Mark Oestreicher is an old friend and a great thinker (that’s him in the box, but usually he’s thinking outside it – I thought the picture was nicely representative of the topic – “give me his head on a platter!”), now President of Youth Specialties.
markoHis blog touches on a tender subject. Youth pastors, by and large, are employees of institutions known as churches. They are hired, sometimes fired, and too often, abused in the process.
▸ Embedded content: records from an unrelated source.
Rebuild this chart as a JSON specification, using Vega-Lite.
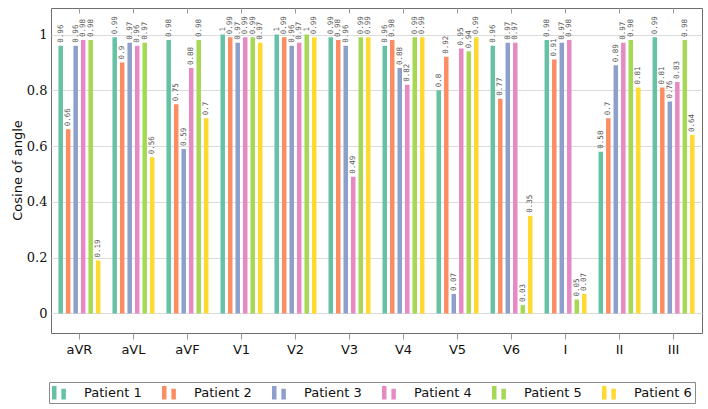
{
  "$schema": "https://vega.github.io/schema/vega-lite/v6.json",
  "width": 651,
  "height": 325,
  "autosize": {"type": "none"},
  "padding": {"left": 51, "top": 8, "right": 6, "bottom": 76},
  "config": {
    "view": {"stroke": "#6e6e6e", "strokeWidth": 1},
    "font": "DejaVu Sans"
  },
  "resolve": {"axis": {"x": "independent"}},
  "data": {
    "values": [
      {"lead": "aVR", "patient": "Patient 1", "value": 0.96},
      {"lead": "aVR", "patient": "Patient 2", "value": 0.66},
      {"lead": "aVR", "patient": "Patient 3", "value": 0.96},
      {"lead": "aVR", "patient": "Patient 4", "value": 0.98},
      {"lead": "aVR", "patient": "Patient 5", "value": 0.98},
      {"lead": "aVR", "patient": "Patient 6", "value": 0.19},
      {"lead": "aVL", "patient": "Patient 1", "value": 0.99},
      {"lead": "aVL", "patient": "Patient 2", "value": 0.9},
      {"lead": "aVL", "patient": "Patient 3", "value": 0.97},
      {"lead": "aVL", "patient": "Patient 4", "value": 0.96},
      {"lead": "aVL", "patient": "Patient 5", "value": 0.97},
      {"lead": "aVL", "patient": "Patient 6", "value": 0.56},
      {"lead": "aVF", "patient": "Patient 1", "value": 0.98},
      {"lead": "aVF", "patient": "Patient 2", "value": 0.75},
      {"lead": "aVF", "patient": "Patient 3", "value": 0.59},
      {"lead": "aVF", "patient": "Patient 4", "value": 0.88},
      {"lead": "aVF", "patient": "Patient 5", "value": 0.98},
      {"lead": "aVF", "patient": "Patient 6", "value": 0.7},
      {"lead": "V1", "patient": "Patient 1", "value": 1},
      {"lead": "V1", "patient": "Patient 2", "value": 0.99},
      {"lead": "V1", "patient": "Patient 3", "value": 0.97},
      {"lead": "V1", "patient": "Patient 4", "value": 0.99},
      {"lead": "V1", "patient": "Patient 5", "value": 0.99},
      {"lead": "V1", "patient": "Patient 6", "value": 0.97},
      {"lead": "V2", "patient": "Patient 1", "value": 1},
      {"lead": "V2", "patient": "Patient 2", "value": 0.99},
      {"lead": "V2", "patient": "Patient 3", "value": 0.96},
      {"lead": "V2", "patient": "Patient 4", "value": 0.97},
      {"lead": "V2", "patient": "Patient 5", "value": 1},
      {"lead": "V2", "patient": "Patient 6", "value": 0.99},
      {"lead": "V3", "patient": "Patient 1", "value": 0.99},
      {"lead": "V3", "patient": "Patient 2", "value": 0.98},
      {"lead": "V3", "patient": "Patient 3", "value": 0.96},
      {"lead": "V3", "patient": "Patient 4", "value": 0.49},
      {"lead": "V3", "patient": "Patient 5", "value": 0.99},
      {"lead": "V3", "patient": "Patient 6", "value": 0.99},
      {"lead": "V4", "patient": "Patient 1", "value": 0.96},
      {"lead": "V4", "patient": "Patient 2", "value": 0.98},
      {"lead": "V4", "patient": "Patient 3", "value": 0.88},
      {"lead": "V4", "patient": "Patient 4", "value": 0.82},
      {"lead": "V4", "patient": "Patient 5", "value": 0.99},
      {"lead": "V4", "patient": "Patient 6", "value": 0.99},
      {"lead": "V5", "patient": "Patient 1", "value": 0.8},
      {"lead": "V5", "patient": "Patient 2", "value": 0.92},
      {"lead": "V5", "patient": "Patient 3", "value": 0.07},
      {"lead": "V5", "patient": "Patient 4", "value": 0.95},
      {"lead": "V5", "patient": "Patient 5", "value": 0.94},
      {"lead": "V5", "patient": "Patient 6", "value": 0.99},
      {"lead": "V6", "patient": "Patient 1", "value": 0.96},
      {"lead": "V6", "patient": "Patient 2", "value": 0.77},
      {"lead": "V6", "patient": "Patient 3", "value": 0.97},
      {"lead": "V6", "patient": "Patient 4", "value": 0.97},
      {"lead": "V6", "patient": "Patient 5", "value": 0.03},
      {"lead": "V6", "patient": "Patient 6", "value": 0.35},
      {"lead": "I", "patient": "Patient 1", "value": 0.98},
      {"lead": "I", "patient": "Patient 2", "value": 0.91},
      {"lead": "I", "patient": "Patient 3", "value": 0.97},
      {"lead": "I", "patient": "Patient 4", "value": 0.98},
      {"lead": "I", "patient": "Patient 5", "value": 0.05},
      {"lead": "I", "patient": "Patient 6", "value": 0.07},
      {"lead": "II", "patient": "Patient 1", "value": 0.58},
      {"lead": "II", "patient": "Patient 2", "value": 0.7},
      {"lead": "II", "patient": "Patient 3", "value": 0.89},
      {"lead": "II", "patient": "Patient 4", "value": 0.97},
      {"lead": "II", "patient": "Patient 5", "value": 0.98},
      {"lead": "II", "patient": "Patient 6", "value": 0.81},
      {"lead": "III", "patient": "Patient 1", "value": 0.99},
      {"lead": "III", "patient": "Patient 2", "value": 0.81},
      {"lead": "III", "patient": "Patient 3", "value": 0.76},
      {"lead": "III", "patient": "Patient 4", "value": 0.83},
      {"lead": "III", "patient": "Patient 5", "value": 0.98},
      {"lead": "III", "patient": "Patient 6", "value": 0.64}
    ]
  },
  "encoding": {
    "xOffset": {
      "field": "patient",
      "type": "nominal",
      "sort": null,
      "scale": {"paddingInner": 0.4, "paddingOuter": 0.2}
    },
    "y": {
      "field": "value",
      "type": "quantitative",
      "scale": {"domain": [-0.07, 1.095], "nice": false, "zero": false},
      "axis": {
        "title": "Cosine of angle",
        "titleFont": "DejaVu Sans",
        "titleFontSize": 13,
        "titleFontWeight": "normal",
        "titleColor": "#111",
        "titleX": -34,
        "titleY": 162,
        "titleAngle": 270,
        "titleAlign": "center",
        "titleBaseline": "middle",
        "values": [0, 0.2, 0.4, 0.6, 0.8, 1],
        "format": ".1~f",
        "labelFont": "DejaVu Serif",
        "labelFontSize": 13,
        "labelColor": "#111",
        "labelPadding": 4,
        "ticks": false,
        "domain": false,
        "grid": true,
        "gridColor": "#dcdcdc",
        "gridWidth": 1
      }
    }
  },
  "layer": [
    {
      "mark": {"type": "bar", "opacity": 1},
      "encoding": {
        "x": {
          "field": "lead",
          "type": "nominal",
          "sort": null,
          "scale": {"paddingInner": 0.167, "paddingOuter": 0.11},
          "axis": {
            "title": null,
            "labelAngle": 0,
            "labelFont": "DejaVu Sans",
            "labelFontSize": 13,
            "labelColor": "#111",
            "labelPadding": 4,
            "tickSize": 6,
            "tickColor": "#999",
            "domain": false,
            "grid": false
          }
        },
        "color": {
          "field": "patient",
          "type": "nominal",
          "scale": {
            "domain": ["Patient 1", "Patient 2", "Patient 3", "Patient 4", "Patient 5", "Patient 6"],
            "range": ["#66c2a5", "#fc8d62", "#8da0cb", "#e78ac3", "#a6d854", "#ffd92f"]
          },
          "legend": {
            "title": null,
            "orient": "none",
            "legendX": -2,
            "legendY": 374,
            "direction": "horizontal",
            "columns": 6,
            "strokeColor": "#8a8a8a",
            "padding": 3,
            "symbolType": "M-1,-0.9H-0.4V0.9H-1Z M0.25,-0.55H0.85V0.9H0.25Z",
            "symbolSize": 225,
            "symbolStrokeWidth": 0,
            "symbolOpacity": 1,
            "labelFont": "DejaVu Sans",
            "labelFontSize": 13,
            "labelColor": "#111",
            "labelOffset": 17,
            "columnPadding": 20
          }
        }
      }
    },
    {
      "mark": {
        "type": "text",
        "angle": 270,
        "align": "left",
        "baseline": "middle",
        "dx": 3,
        "font": "DejaVu Sans Mono",
        "fontSize": 7.5,
        "color": "#555"
      },
      "encoding": {
        "x": {
          "field": "lead",
          "type": "nominal",
          "sort": null,
          "axis": {
            "orient": "top",
            "title": null,
            "labels": false,
            "tickSize": -5,
            "tickColor": "#999",
            "domain": false,
            "grid": false
          }
        },
        "text": {"field": "value", "type": "quantitative", "format": ".2~f"}
      }
    }
  ]
}
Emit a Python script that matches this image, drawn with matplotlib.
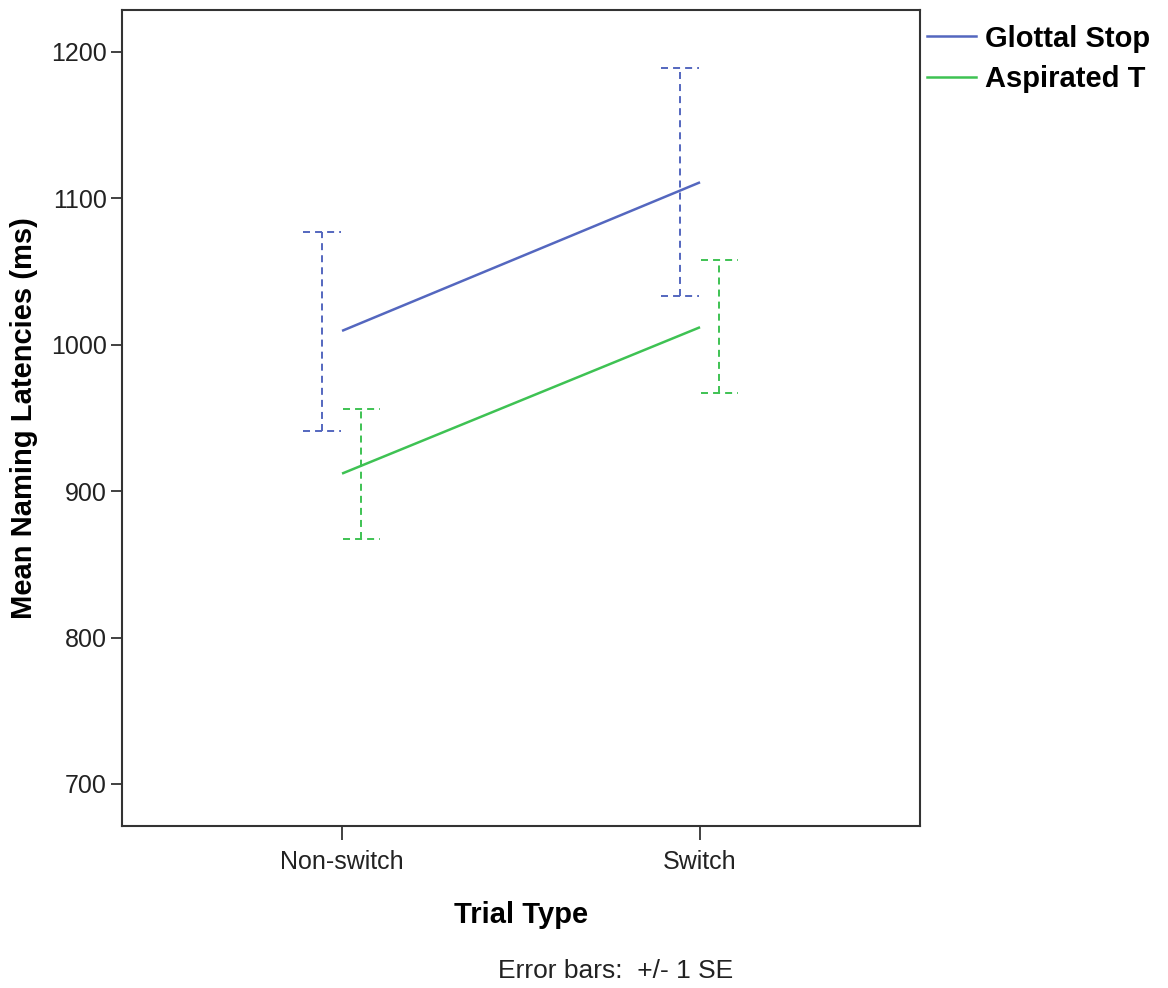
import numpy as np
import matplotlib
matplotlib.use('Agg')
import matplotlib.pyplot as plt
from matplotlib.lines import Line2D

plt.rcParams['font.family'] = ['Liberation Sans', 'DejaVu Sans']

# ── Data ──────────────────────────────────────────────────────────────────────
trial_types = ['Non-switch', 'Switch']
series = ['Glottal Stop', 'Aspirated T']
means = {
    'Glottal Stop': [1009.5, 1111.0],
    'Aspirated T':  [912.0, 1012.0],
}
se_low = {
    'Glottal Stop': [941.0, 1033.5],
    'Aspirated T':  [867.0, 967.0],
}
se_high = {
    'Glottal Stop': [1077.0, 1189.0],
    'Aspirated T':  [956.0, 1058.0],
}
colors = {'Glottal Stop': '#5467bf', 'Aspirated T': '#3ec253'}
dodge = {'Glottal Stop': -0.056, 'Aspirated T': 0.054}
y_ticks = [700, 800, 900, 1000, 1100, 1200]

# ── Figure ────────────────────────────────────────────────────────────────────
fig = plt.figure(figsize=(11.68, 9.88), dpi=100)
ax = fig.add_axes([0.1045, 0.164, 0.6832, 0.8259])

x = np.arange(len(trial_types))
cap = 0.052
dash = (0, (3.6, 2.6))
for name in series:
    c = colors[name]
    ax.plot(x, means[name], color=c, lw=1.8, solid_capstyle='butt')
    xe = x + dodge[name]
    ax.vlines(xe, se_low[name], se_high[name], colors=c, lw=1.4, linestyles=dash)
    ax.hlines(se_low[name], xe - cap, xe + cap, colors=c, lw=1.4, linestyles=dash)
    ax.hlines(se_high[name], xe - cap, xe + cap, colors=c, lw=1.4, linestyles=dash)

ax.set_xlim(-0.6145, 1.6145)
ax.set_ylim(671.3, 1228.7)
ax.set_xticks(x)
ax.set_xticklabels(trial_types)
ax.set_yticks(y_ticks)

for sp in ax.spines.values():
    sp.set_color('#333333')
    sp.set_linewidth(1.5)
ax.tick_params(axis='both', direction='out', length=8, width=1.3,
               color='#333333', labelcolor='#222222', labelsize=18)
ax.tick_params(axis='x', pad=7, length=10)
ax.tick_params(axis='y', pad=3)

ax.set_xlabel('Trial Type', fontsize=21, fontweight='bold', labelpad=20)
ax.set_ylabel('Mean Naming Latencies (ms)', fontsize=21, fontweight='bold',
              labelpad=9)

handles = [Line2D([], [], color=colors[n], lw=1.8) for n in series]
ax.legend(handles, series, loc='upper left', bbox_to_anchor=(0.991, 1.0),
          frameon=False, borderaxespad=0.0, borderpad=0.5,
          handlelength=1.65, handletextpad=0.34, labelspacing=0.42,
          prop={'size': 21, 'weight': 'bold'})

fig.text(0.527, 0.005, 'Error bars:  +/- 1 SE', ha='center', va='bottom',
         fontsize=19, color='#222222')

fig.savefig('out.png', dpi=100, facecolor='white')
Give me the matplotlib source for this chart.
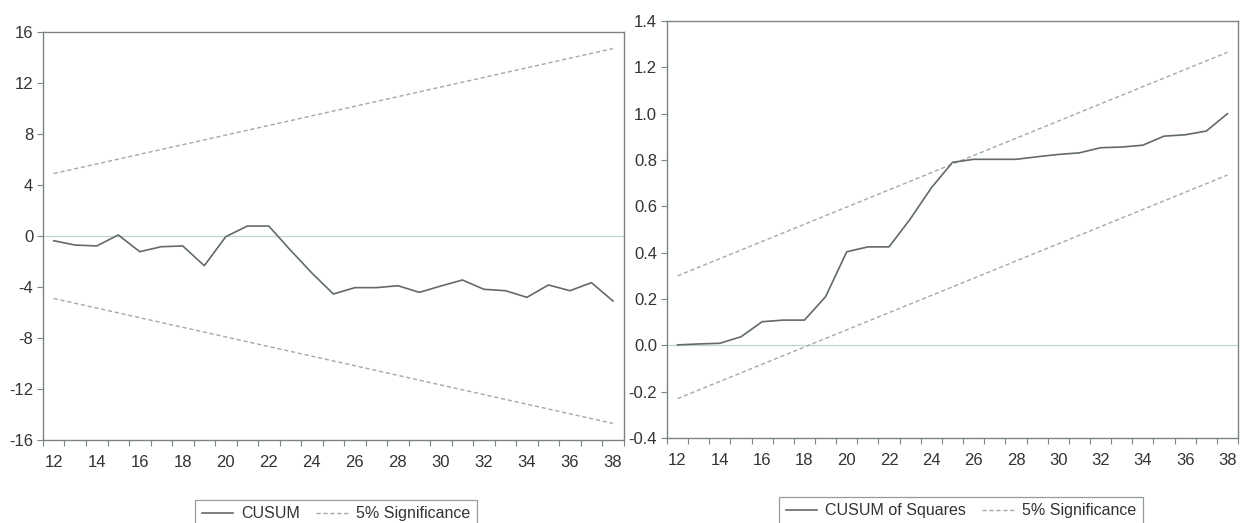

The whole system stinks. Youth pastors should not be employees, they should be raised up organically from within the church and should be covenantal members of the body. The litany of abuse they experience in the current flawed model touches a raw nerve. Marko says:

“recently i had dinner with a youth worker couple who had the kind of story i
hear way too often these days. they’d been beat up, in one way or another, by
two or three churches in a row. the pastor had said they were doing a great job,
blah, blah, blah. though he did seem to have concerns about ministry style (they
were relational, he was organizational). in the end, they got totally blindsided
by the pastor or the board telling them they needed to leave. there was some
kind of agreement on what would be said publicly, which the church and pastor
(the way it was told to me) totally violated. lots of hurt. lots of pain. lots
of mess.

i hear these stories every week. literally. there are variations, of course.
some involve massive tension with a cold-hearted automaton of a senior pastor
over a period of years, resulting in the ministry version of parallel-play
(ministering alongside each other without any significant interaction with each
other). some involve a spineless yes-man of a senior pastor and an overbearing
board with some misguided ideas about what the youth ministry should be doing or
valuing. but the common thread is “abuse”. the stories rarely involve two valid points
of view.”

49 comments to that blog! Here’s the one I liked the best: “What I don’t understand is why so many senior pastors are so bad at discipling
and loving their staff? Even weirder is that most of them got their starts as
“us”. There are very few people in the church that haven’t worked with students
in some regard.”

The problem is not the senior pastor and it’s not the youth pastor – it’s the system! Or maybe I’m all wet…your thoughts?